周囲のノンキャリアとの軋轢は凄まじく、また本腰で捜査活動をしていることを上層部から眉を顰められ、それでも負けずに我を通す。捜査にかけては素人同然であるにも関わらず、心血を注いで仕事をし、やがて大きな成果を得る……というベーシックでオーソドックスな設定。
やっぱりこういう「最初は孤独、だけど努力して周りを黙らせる」系のストーリーは良い。スカっとする。
また本筋のストーリー展開もテンポが良く、ひとつのストーリーが三話構成なのもテンポの良さに拍車をかけている。
今まで観た刑事モノの中でも出色の出来。
シャーロックシーズン3がアレだった関係で、私の観た中で最も面白い英ドラマはこのホワイトチャペルだと言い切れる。




寸評でも背景設定は簡単に書いたが、再度あらすじを。

警察のエリートコースを歩んでいる男、チャンドラー。ほんの腰かけで殺人課の課長になる。
半年も経てば栄転していく……ハズだったが、おり悪く連続殺人事件が発生。
チャンドラーは新任課長として現場に顔を出すも、ノンキャリア組の刑事たちからは小馬鹿にされ、嘲り・罵りの態度を取られる。
上層部からは「キャリアに傷がつくから首を突っ込まず現場に任せておけ。いざとなったら刑事部長に責任をとらせろ」と有り難いアドバイスをいただくも、現場の刑事達への怒りや見返してやろうとする気持ち、誰も気にしない被害者たちへの憐憫などから深く首を突っ込むことを選択してしまう。
しかしそもそも現場の刑事達は「ただの腰かけで来たキャリア組の課長」に対する尊敬の念などはゼロ。煙たがられる日々が続く。
そんな中、めげそうになる気持ちを奮い立たせて様々な捜査活動を行う。
やがてチャンドラーは「犯人は切り裂きジャックの模倣を行っている」という説を強く信じることとなる。しかしながら周囲からは鼻で笑われる。「そうやって無理やり過去と紐づけて、勝手にモンスターを作り上げる奴らを何度も何度も見てきた。現実はただの殺人犯だ」と刑事達は考え、同調してくれる者はいない。
しかしそこは課長なワケで、権限はある。ジャックの模倣犯の線で大規模な張り込みをかける。
刑事達はほくそ笑む。「これで空振りなら上層部に全部報告して、あいつにはどこかに消えてもらおう」と。

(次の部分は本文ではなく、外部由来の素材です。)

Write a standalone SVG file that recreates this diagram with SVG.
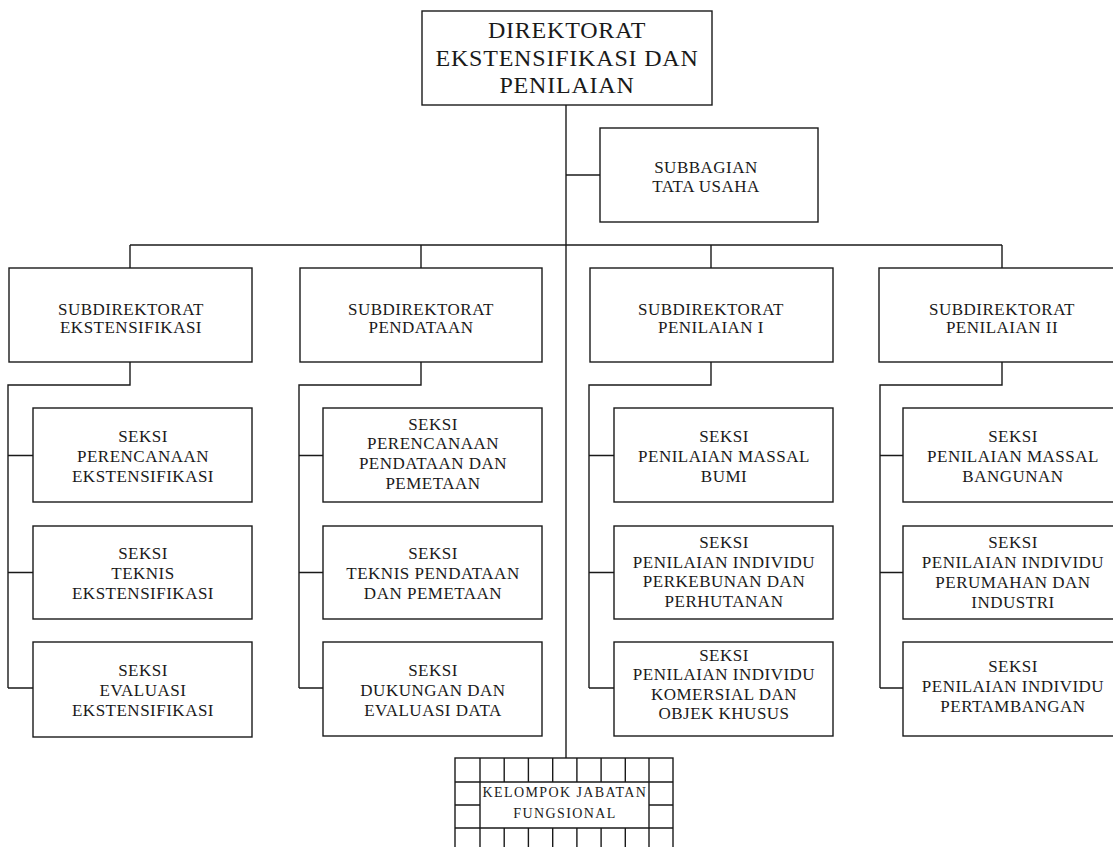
<svg xmlns="http://www.w3.org/2000/svg" width="1113" height="847" viewBox="0 0 1113 847">
<style>
.b{fill:#fff;stroke:#1a1a1a;stroke-width:1.4}
.c{fill:none;stroke:#1a1a1a;stroke-width:1.4}
text{font-family:"Liberation Serif","Times New Roman",serif;fill:#1a1a1a;text-anchor:middle}
.t{font-size:24px;letter-spacing:0.8px}
.s{font-size:17px;letter-spacing:0.5px}
.k{font-size:14px;letter-spacing:1.4px}
</style>
<rect width="1113" height="847" fill="#fff"/>
<g id="connectors" class="c">
<path d="M566 105V758"/>
<path d="M566 175H600"/>
<path d="M130 245H1002"/>
<path d="M130 245V268M421 245V268M711 245V268M1002 245V268"/>
<path d="M130 362V385H8V688M8 455.5H33M8 572.5H33M8 688H33"/>
<path d="M421 362V385H299V688M299 455.5H323M299 572.5H323M299 688H323"/>
<path d="M711 362V385H589V688M589 455.5H614M589 572.5H614M589 688H614"/>
<path d="M1002 362V385H880V688M880 455.5H903M880 572.5H903M880 688H903"/>
</g>
<g id="n-direktorat">
<rect class="b" x="422" y="11" width="290" height="94"/>
<text class="t" x="567" y="38">DIREKTORAT</text>
<text class="t" x="567" y="65.5">EKSTENSIFIKASI DAN</text>
<text class="t" x="567" y="93">PENILAIAN</text>
</g>
<g id="n-subbagian">
<rect class="b" x="600" y="128" width="218" height="94"/>
<text class="s" x="706" y="173">SUBBAGIAN</text>
<text class="s" x="706" y="191.5">TATA USAHA</text>
</g>
<g id="n-sd1">
<rect class="b" x="9" y="268" width="243" height="94"/>
<text class="s" x="131" y="315">SUBDIREKTORAT</text>
<text class="s" x="131" y="333">EKSTENSIFIKASI</text>
</g>
<g id="n-sd2">
<rect class="b" x="300" y="268" width="242" height="94"/>
<text class="s" x="421" y="315">SUBDIREKTORAT</text>
<text class="s" x="421" y="333">PENDATAAN</text>
</g>
<g id="n-sd3">
<rect class="b" x="590" y="268" width="243" height="94"/>
<text class="s" x="711" y="315">SUBDIREKTORAT</text>
<text class="s" x="711" y="333">PENILAIAN I</text>
</g>
<g id="n-sd4">
<rect class="b" x="879" y="268" width="250" height="94"/>
<text class="s" x="1002" y="315">SUBDIREKTORAT</text>
<text class="s" x="1002" y="333">PENILAIAN II</text>
</g>
<g id="n-s11">
<rect class="b" x="33" y="408" width="219" height="94"/>
<text class="s" x="143" y="441.5">SEKSI</text>
<text class="s" x="143" y="461.5">PERENCANAAN</text>
<text class="s" x="143" y="481.5">EKSTENSIFIKASI</text>
</g>
<g id="n-s12">
<rect class="b" x="33" y="526" width="219" height="93"/>
<text class="s" x="143" y="559">SEKSI</text>
<text class="s" x="143" y="579">TEKNIS</text>
<text class="s" x="143" y="599">EKSTENSIFIKASI</text>
</g>
<g id="n-s13">
<rect class="b" x="33" y="642" width="219" height="95"/>
<text class="s" x="143" y="675.5">SEKSI</text>
<text class="s" x="143" y="695.5">EVALUASI</text>
<text class="s" x="143" y="715.5">EKSTENSIFIKASI</text>
</g>
<g id="n-s21">
<rect class="b" x="323" y="408" width="219" height="94"/>
<text class="s" x="433" y="429.5">SEKSI</text>
<text class="s" x="433" y="449.2">PERENCANAAN</text>
<text class="s" x="433" y="468.9">PENDATAAN DAN</text>
<text class="s" x="433" y="488.6">PEMETAAN</text>
</g>
<g id="n-s22">
<rect class="b" x="323" y="526" width="219" height="93"/>
<text class="s" x="433" y="559">SEKSI</text>
<text class="s" x="433" y="579">TEKNIS PENDATAAN</text>
<text class="s" x="433" y="599">DAN PEMETAAN</text>
</g>
<g id="n-s23">
<rect class="b" x="323" y="642" width="219" height="94"/>
<text class="s" x="433" y="675.5">SEKSI</text>
<text class="s" x="433" y="695.5">DUKUNGAN DAN</text>
<text class="s" x="433" y="715.5">EVALUASI DATA</text>
</g>
<g id="n-s31">
<rect class="b" x="614" y="408" width="219" height="94"/>
<text class="s" x="724" y="441.5">SEKSI</text>
<text class="s" x="724" y="461.5">PENILAIAN MASSAL</text>
<text class="s" x="724" y="481.5">BUMI</text>
</g>
<g id="n-s32">
<rect class="b" x="614" y="526" width="219" height="93"/>
<text class="s" x="724" y="548">SEKSI</text>
<text class="s" x="724" y="567.7">PENILAIAN INDIVIDU</text>
<text class="s" x="724" y="587.4">PERKEBUNAN DAN</text>
<text class="s" x="724" y="607.1">PERHUTANAN</text>
</g>
<g id="n-s33">
<rect class="b" x="614" y="642" width="219" height="94"/>
<text class="s" x="724" y="661">SEKSI</text>
<text class="s" x="724" y="680.3">PENILAIAN INDIVIDU</text>
<text class="s" x="724" y="699.6">KOMERSIAL DAN</text>
<text class="s" x="724" y="719">OBJEK KHUSUS</text>
</g>
<g id="n-s41">
<rect class="b" x="903" y="408" width="226" height="94"/>
<text class="s" x="1013" y="441.5">SEKSI</text>
<text class="s" x="1013" y="461.5">PENILAIAN MASSAL</text>
<text class="s" x="1013" y="481.5">BANGUNAN</text>
</g>
<g id="n-s42">
<rect class="b" x="903" y="526" width="226" height="93"/>
<text class="s" x="1013" y="548.3">SEKSI</text>
<text class="s" x="1013" y="568.3">PENILAIAN INDIVIDU</text>
<text class="s" x="1013" y="588.3">PERUMAHAN DAN</text>
<text class="s" x="1013" y="608.3">INDUSTRI</text>
</g>
<g id="n-s43">
<rect class="b" x="903" y="642" width="226" height="94"/>
<text class="s" x="1013" y="671.7">SEKSI</text>
<text class="s" x="1013" y="691.7">PENILAIAN INDIVIDU</text>
<text class="s" x="1013" y="711.7">PERTAMBANGAN</text>
</g>
<g id="n-fungsional">
<rect class="b" x="455" y="758" width="218" height="100"/>
<path class="c" d="M455 782H673M455 828H673M455 805H480M649 805H673M480 758V858M649 758V858M504.2 758V782M528.4 758V782M552.7 758V782M576.9 758V782M601.1 758V782M625.3 758V782M504.2 828V858M528.4 828V858M552.7 828V858M576.9 828V858M601.1 828V858M625.3 828V858"/>
<text class="k" x="565" y="797.3">KELOMPOK JABATAN</text>
<text class="k" x="565" y="818.3">FUNGSIONAL</text>
</g>
</svg>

しかして張り込みをかけていた地域で同一犯のものと思われる殺人事件が発生する。
犯人を逮捕することはできなかったが刑事達はチャンドラーの読みが正しかったことを知り、また己の立場や出世を自らの信ずる道に賭けるその姿勢に敬服する。
就任以来投げかけられていた侮蔑の視線は消え、徐々に信頼関係を築き上げながら犯人に迫ることになる。

そう、このカンジよね。
なんか少年漫画のようでもあるけど。努力・友情・勝利ですよ、えぇ。
その集英社的カタルシスを、大人の世界でやるとこのホワイトチャペルになるカンジ。

もはやあらすじで語りたい内容は全部書いてしまったような気がする。このスッキリ感。
チャンドラーのキャラクターが、まぁ結構小心者で強迫性心理障害だとかそういう描写もちりばめられるんだけども。
やっぱその「弱い主人公」っていう描写がいいんだよね。視聴者に親近感を与えてくれるというかさ。共感・シンパシーを得て、そのうえで主人公が活躍する。もう観ている方は自分が事件解決したかのような喜びを感じられる。
また最初は極めて仲が悪い刑事部長のマイルズとの関係もね、一度認めさせてからの絶対無二の信頼関係に至るまでの流れね。
これも、視聴者側が自分に置き換えて追体験できる。誰しも(マイルズほど極端ではなくても)実生活において「この人とはやりづらいなぁ。この人が変わってくれればいいのになぁ」なんて思うことはあるはずで、それを主人公の活躍により変えてしまえるということが観ている方としてとってもハッピー。

まぁそんな感じで、チャンドラーの置かれた苦しい立場と、そこから強い意志で立ち上がる姿、また周囲との人間関係の改善という現実味のある見どころがとても魅力的。さらにそこに殺人事件が絡んでくるっていうんだから面白くないワケがない。
その事件も「有名犯罪の模倣」というテーマがあって、これが結構他の刑事ドラマとは一線を画す。
「ドラマ」として大きな部分がヒューマンドラマなカンジになっていて、そこに彩りを添えるオリジナリティのある事件展開。そんな割合。CRIMINAL MINDS と比率が逆なカンジ。

シーズン 4 は全 6 話構成らしいので今までの倍楽しめる。うーん待ち遠しいぜ!